With “Waiting For the Sun” in the summer of 1968, The Doors finally got to Number 1 on the album charts thanks to its Number 1 single, “Hello, I Love You.” This was also the debut of Morrison’s alter-ego, the Lizard King, in the form of a poem on the record jacket’s inside cover. Weirdly, the title track was held until 1970 for the band’s fifth album, “Morrison Hotel.” Look for white-label promo pressings of “Waiting for the Sun. “ Even more than “Strange Days,” mono versions of “Waiting for the Sun” are very rare.

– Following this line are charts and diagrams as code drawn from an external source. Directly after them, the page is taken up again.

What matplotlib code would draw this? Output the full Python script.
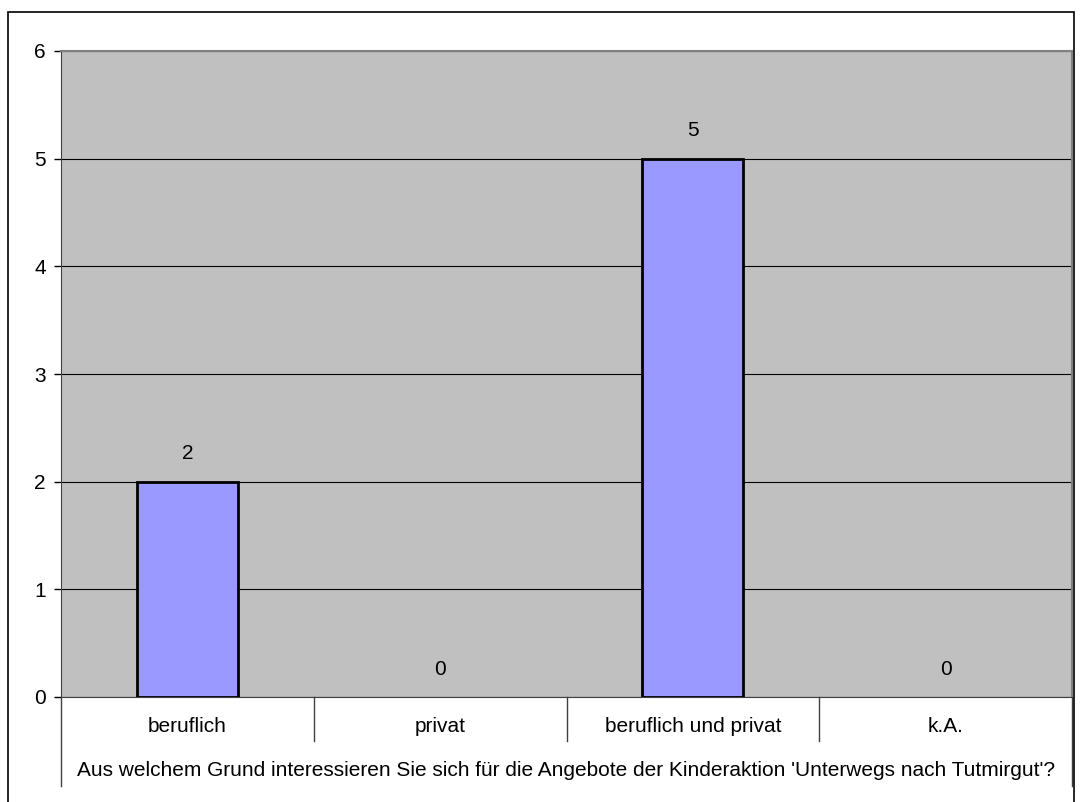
import matplotlib
matplotlib.use("Agg")
import matplotlib.pyplot as plt
from matplotlib.patches import Rectangle
from matplotlib.lines import Line2D

categories = ['beruflich', 'privat', 'beruflich und privat', 'k.A.']
counts = [2, 0, 5, 0]
question = "Aus welchem Grund interessieren Sie sich für die Angebote der Kinderaktion 'Unterwegs nach Tutmirgut'?"

plt.rcParams['font.family'] = ['Liberation Sans', 'DejaVu Sans']
FS = 15

W, H = 1080, 802
fig = plt.figure(figsize=(W / 100, H / 100), dpi=100)
fig.patch.set_facecolor('white')

# outer chart frame (bottom edge runs off the picture)
fig.add_artist(Rectangle((8 / W, -0.02), 1066 / W, 1.02 - 12 / H, transform=fig.transFigure,
                         fill=False, edgecolor='black', linewidth=1.2))

left, right, top, bottom = 61, 1072, 51, 697
ax = fig.add_axes([left / W, 1 - bottom / H, (right - left) / W, (bottom - top) / H])
ax.set_facecolor('#c0c0c0')

x = list(range(len(categories)))
ax.set_xlim(-0.5, len(categories) - 0.5)
ax.set_ylim(0, 6)
ax.set_yticks(range(0, 7))
ax.yaxis.grid(True, color='black', linewidth=0.8)
ax.set_axisbelow(True)

bars = ax.bar(x, counts, width=0.4, color='#9999ff', edgecolor='black', linewidth=2, zorder=3)
for b, v in zip(bars, counts):
    if v == 0:
        b.set_linewidth(0)
for xi, v in zip(x, counts):
    ax.text(xi, v + 0.26, str(v), ha='center', va='center', fontsize=FS)

ax.set_xticks([])
ax.tick_params(axis='y', length=5, width=1, labelsize=FS, pad=6, color='black')
for s in ['top', 'right']:
    ax.spines[s].set_color('#808080')
    ax.spines[s].set_linewidth(1.5)
ax.spines['left'].set_color('#404040')
ax.spines['bottom'].set_color('#404040')

# category table below the axis
trans = ax.get_xaxis_transform()
px = (bottom - top)
def yax(ypix):
    return (bottom - ypix) / px

for i in range(len(categories) + 1):
    xb = i - 0.5
    yend = 786 if i in (0, len(categories)) else 741
    ax.add_line(Line2D([xb, xb], [0, yax(yend)], transform=trans, color='#404040',
                       linewidth=1, clip_on=False))
for xi, c in zip(x, categories):
    ax.text(xi, yax(727), c, transform=trans, ha='center', va='center', fontsize=FS)
ax.text(1.5, yax(770), question, transform=trans, ha='center', va='center', fontsize=FS)

fig.savefig('out.png', dpi=100)
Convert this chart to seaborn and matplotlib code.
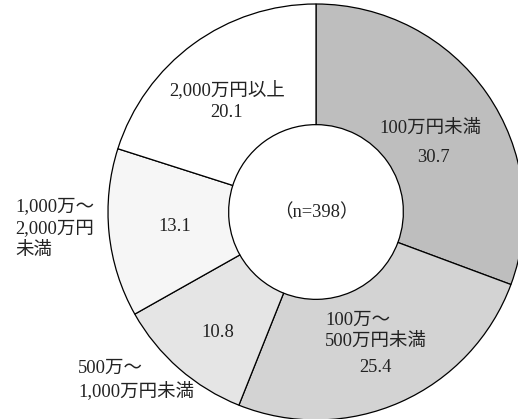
import matplotlib
matplotlib.use("Agg")
import matplotlib.pyplot as plt
import seaborn as sns

# Annual income brackets and their shares (%)
categories = ["100万円未満", "100万～\n500万円未満", "500万～\n1,000万円未満",
              "1,000万～\n2,000万円\n未満", "2,000万円以上"]
shares = [30.7, 25.4, 10.8, 13.1, 20.1]
sample_label = "（n=398）"
grays = ["#bebebe", "#d3d3d3", "#e5e5e5", "#f6f6f6", "#ffffff"]

sns.set_style("white")
plt.rcParams["font.family"] = ["Liberation Serif", "Noto Sans CJK JP"]

fig = plt.figure(figsize=(5.18, 4.19), dpi=100)
W, H = 518, 419
cx, cy, R = 316, 212, 208
ax = fig.add_axes([(cx - R) / W, (H - cy - R) / H, 2 * R / W, 2 * R / H])

wedges, _ = ax.pie(shares, colors=grays, startangle=90, counterclock=False,
                   radius=1.0,
                   wedgeprops=dict(width=1 - 0.42, edgecolor="black", linewidth=0.9))
ax.set_xlim(-1, 1)
ax.set_ylim(-1, 1)
ax.set_aspect("equal")
ax.axis("off")

fs = 13.3
ls = 1.32
txt = dict(fontsize=fs, color="#222222")

# category names
ax.text(0.548, 0.404, categories[0], ha="center", va="center", **txt)
ax.text(0.043, -0.572, categories[1], ha="left", va="center", linespacing=ls, **txt)
ax.text(-1.144, -0.808, categories[2], ha="left", va="center", linespacing=ls, **txt)
ax.text(-1.447, -0.082, categories[3], ha="left", va="center", linespacing=ls, **txt)
ax.text(-0.428, 0.587, categories[4], ha="center", va="center", **txt)

# values
value_pos = [(0.5625, 0.26), (0.284, -0.75), (-0.471, -0.577), (-0.678, -0.072), (-0.428, 0.476)]
for v, (x, y) in zip(shares, value_pos):
    ax.text(x, y, f"{v:.1f}", ha="center", va="center", **txt)

ax.text(0, 0, sample_label, ha="center", va="center", **txt)

fig.savefig("out.png", dpi=100)
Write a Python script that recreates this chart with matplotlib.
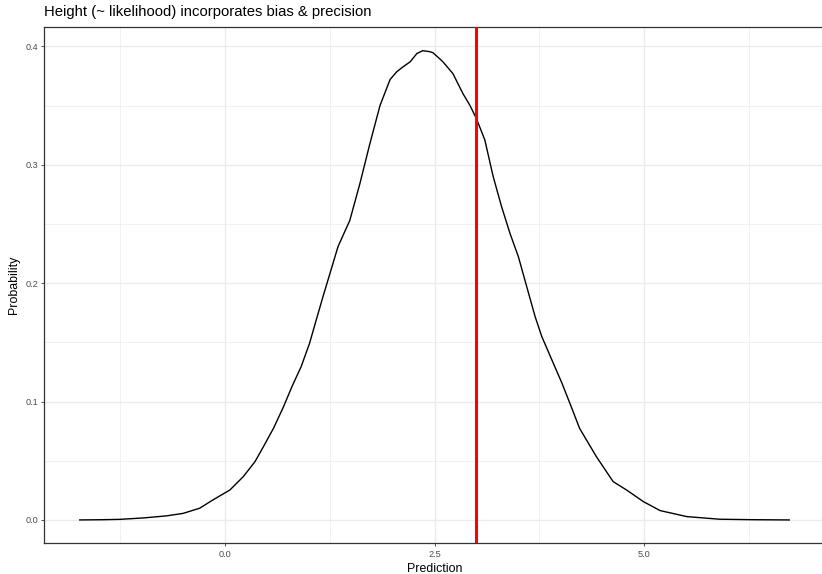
import matplotlib
matplotlib.use("Agg")
import matplotlib.pyplot as plt
from matplotlib.ticker import FixedLocator

plt.rcParams['font.family'] = ['Liberation Sans', 'DejaVu Sans']

# Density curve
pred = [-1.73, -1.45, -1.25, -0.97, -0.70, -0.50, -0.30, -0.14, 0.06, 0.22, 0.36,
        0.46, 0.58, 0.70, 0.80, 0.91, 1.01, 1.09, 1.17, 1.23, 1.35, 1.49,
        1.61, 1.73, 1.85, 1.97, 2.05, 2.13, 2.21, 2.29, 2.36, 2.44, 2.48,
        2.54, 2.60, 2.72, 2.84, 2.92, 3.00, 3.10, 3.20, 3.30, 3.40, 3.50,
        3.60, 3.70, 3.78, 3.90, 4.02, 4.13, 4.23, 4.43, 4.63, 4.79, 4.99,
        5.19, 5.51, 5.90, 6.30, 6.73]
prob = [0.0000, 0.0002, 0.0005, 0.0017, 0.0034, 0.0055, 0.0099, 0.0170, 0.0253, 0.0366, 0.0493,
        0.0619, 0.0774, 0.0957, 0.1126, 0.1295, 0.1492, 0.1690, 0.1886, 0.2027, 0.2310, 0.2530,
        0.2840, 0.3180, 0.3500, 0.3720, 0.3786, 0.3830, 0.3870, 0.3940, 0.3964, 0.3956, 0.3947,
        0.3910, 0.3870, 0.3770, 0.3600, 0.3505, 0.3390, 0.3210, 0.2900, 0.2646, 0.2421, 0.2224,
        0.1970, 0.1717, 0.1548, 0.1351, 0.1155, 0.0957, 0.0774, 0.0535, 0.0324, 0.0253, 0.0155,
        0.0079, 0.0028, 0.0006, 0.0002, 0.0000]
vline_x = 3.0

title = "Height (~ likelihood) incorporates bias & precision"
xlabel = "Prediction"
ylabel = "Probability"
xticks = [0.0, 2.5, 5.0]
xticklabels = ["0.0", "2.5", "5.0"]
yticks = [0.0, 0.1, 0.2, 0.3, 0.4]
yticklabels = ["0.0", "0.1", "0.2", "0.3", "0.4"]

W, H = 822, 574
fig = plt.figure(figsize=(W / 100, H / 100), dpi=100)
left_px, right_px, top_px, bot_px = 44.3, 824.7, 27.2, 543.4
ax = fig.add_axes([left_px / W, (H - bot_px) / H, (right_px - left_px) / W, (bot_px - top_px) / H])

grid_col = "#EBEBEB"
ax.set_facecolor("white")
ax.xaxis.set_major_locator(FixedLocator(xticks))
ax.yaxis.set_major_locator(FixedLocator(yticks))
ax.xaxis.set_minor_locator(FixedLocator([-1.25, 1.25, 3.75, 6.25]))
ax.yaxis.set_minor_locator(FixedLocator([0.05, 0.15, 0.25, 0.35]))
ax.grid(which="major", color=grid_col, linewidth=1.0, zorder=0)
ax.grid(which="minor", color=grid_col, linewidth=0.5, zorder=0)
ax.set_axisbelow(True)

ax.plot(pred, prob, color="black", linewidth=1.0, zorder=3,
        solid_joinstyle="round", antialiased=True)
ax.axvline(vline_x, color="#FF0000", linewidth=2.2, zorder=4)

xr = max(pred) - min(pred)
ax.set_xlim(min(pred) - 0.05 * xr, max(pred) + 0.05 * xr)
yr = max(prob) - min(prob)
ax.set_ylim(min(prob) - 0.05 * yr, max(prob) + 0.05 * yr)

ax.set_xticklabels(xticklabels)
ax.set_yticklabels(yticklabels)
ax.tick_params(which="major", length=2.5, width=0.6, color="#333333",
               labelsize=6.6, labelcolor="#4D4D4D", pad=2)
ax.tick_params(which="minor", length=0)
for s in ax.spines.values():
    s.set_color("#333333")
    s.set_linewidth(0.9)

ax.set_xlabel(xlabel, fontsize=8.9, color="black", labelpad=3)
fig.text(14 / W, 1 - ((top_px + bot_px) / 2) / H, ylabel, rotation=90,
         fontsize=8.9, ha="center", va="center")
fig.text(left_px / W, 1 - 12 / H, title, fontsize=10.7, ha="left", va="center")

fig.savefig("out.png", dpi=100)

The somewhat experimental (by Doors standards, anyway) “The Soft Parade” followed “Waiting for the Sun” in 1969, the year Morrison was arrested in Florida for indecent exposure. The more back-to-basics “Morrison Hotel” was released in 1970, and “L.A. Woman,” 1971, continued that blues-inspired trend. Morrison died three months after that album’s release, and although the band’s surviving members—Ray Manzarek, Robby Krieger, and John Densmore—released a couple more albums immediately after “L.A. Woman” (“Other Voices” and “Full Circle”), the band effectively died with its mercurial lead singer.